1. Procter & Gamble has announced that it will begin paying its advertising agency and other vendor invoices 120 days out from invoice date. You may say, “So what?” I say: De.spic.a.ble. Increasingly, service companies working with major corporations are being bent and twisted by reduced fees and transmogrified arrangements. Ad agencies, which have long enjoyed remarkably hefty fees for creating clever messaging, are being slammed to the mat of late, as ROI has become every CMO’s Holy Grail. But there are right and wrong ways to squeeze blood from the proverbial turnip, and late payment isn’t one of them. P&G justifies its new policy by insisting that it can’t measure ROI on campaigns until an adequate amount of time has passed, which may be true. So calculate payments on fees (now) plus achievement of goals (later) and pay on time, net 30. The only time 120-day payments could possibly be justified is when declining profits and thin cash flows require it. Vendors get that and are always willing to accommodate. P&G’s first-quarter profits this year were up $160 million to $2.7 billion. Not exactly a cash-flow crunch. This is simply a ball squeeze by folks holding the money and power. And it’s wrong.
2. Speaking of advertising, I saw a television ad the other night, not at all sure who it was for. It was a product-placement parade, including, among others, Pandora. Makes one wonder if a new genre in advertising is on the horizon, turning ads into Seinfeld episodes, i.e., about nothing. Imagine watching a 60-second spot with products appearing in moments of pure happenstance. Could be the next wave of ambient marketing. In a way, it smacks of the latest trend in digital advertising, native ads, i.e., embedded commercial messaging among what my former partner and editor Brian Anderson used to refer to as “real edit.” Should it really be the responsibility of consumers to use every discernment mechanism at their disposal to separate the wheat from the chaff in the fields of content they’re wandering through? Marketers seem lost, or at the very least obsessed, with expectations from distracted consumers that are unrealistic and unattainable.

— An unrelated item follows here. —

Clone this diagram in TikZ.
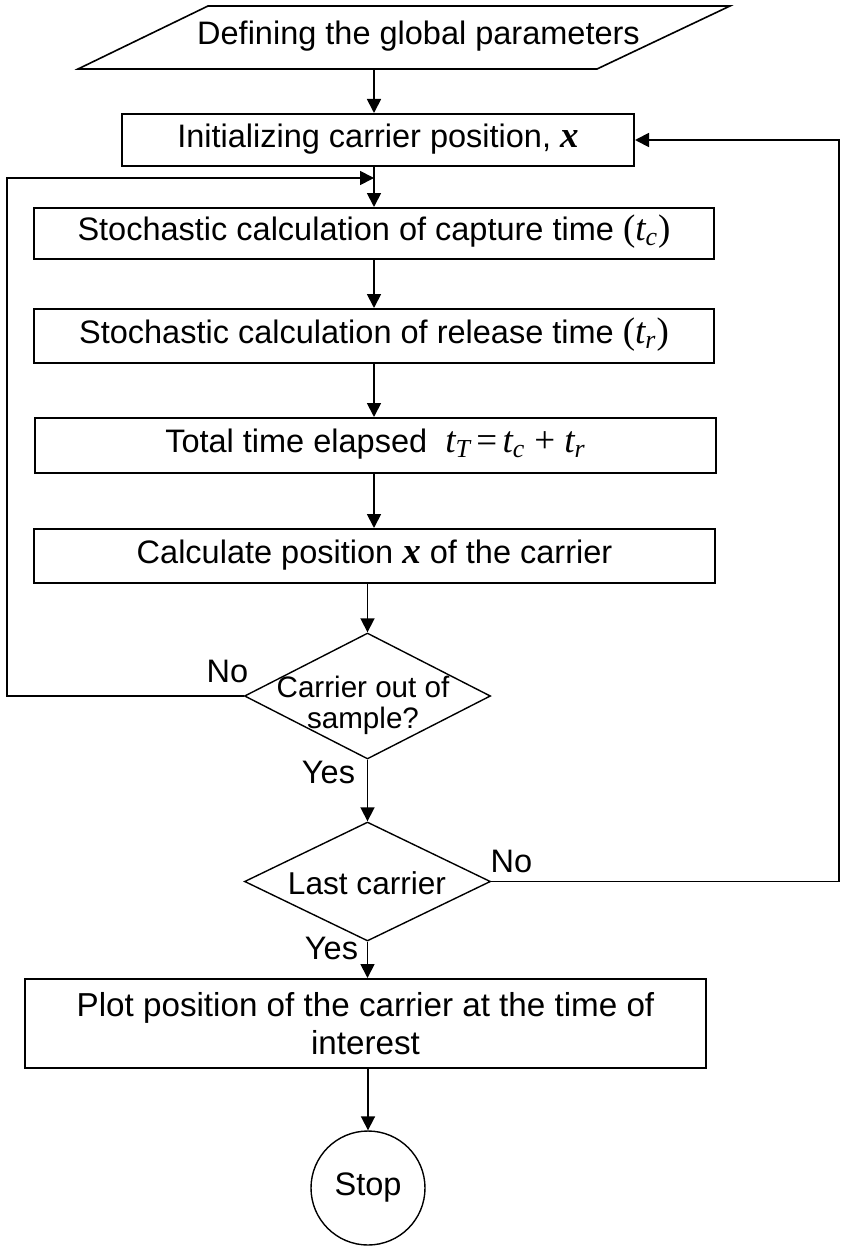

3. A recent court case in New York brings to light an interesting trend in the world of words. When does a colloquialism become an officially recognized word? It used to be easy to identify slang from proper English. Noah Webster had all the answers. This particular court case revolved around the verbiage of an accused criminal where the term “jack” was used to describe the offense. The courts sourced the widely-used (110 million visits per month) Urban Dictionary to properly define the slang term, jack: to steal or take from an unsuspecting person or store. Nowhere in Webster’s or Oxford will one find that definition. Webster’s goes so far as to provide several definitions: a familiar term of address to a social inferior, a device for turning a spit, a portable mechanism for lifting a heavy object, a female fitting in an electrical circuit, money, etc. Everything but thievery. The Urban Dictionary is just one of many examples where our formal world is being blown to bits and once-sacred norms are crumbling before our eyes.
4. David Brooks’ column in the New York Times, “What Our Words Tell Us,” referenced a recent book and study that identified a fascinating data set derived from Google’s cataloguing of all books written since 1500. The data exposes a trend over the past 50 years indicating a tectonic shift in our cultural and moral priorities based upon the frequency of words appearing in published texts. It’s an unscientific but telling prism into how varying concentrations in our language are directly related to changes in our moral frames and cultural values. As an example, one aspect of the study found that words and phrases referring to individual traits, e.g., self, standout, personalized, come first, unique, etc., were far more common in recent years than those referencing community, e.g., collectives, united, common good, or share—a trend that only began to appear since 1930. It’s yet another new and innovative means of understanding ourselves, this time by chronicling history in data points versus the written word.
Ron,
Thanks for your always insightful and well composed responses. You're ready for your own blog!
Posted by: loose | May 28, 2013 at 08:49 AM
L.C., great job in developing this listing of Trends that Bite - the output is interesting food for thought. Extreme extended payment terms are a terrible and destructive concept. I've come to realize that a growing number of commercials are specifically not targeting me. From my perspective (probably Noah Webster's as well), the meaning of the word "marriage" has been “jacked”. Finally, I guess George Harrison was right; "All through the day I me mine, I me mine, I me mine." Take care.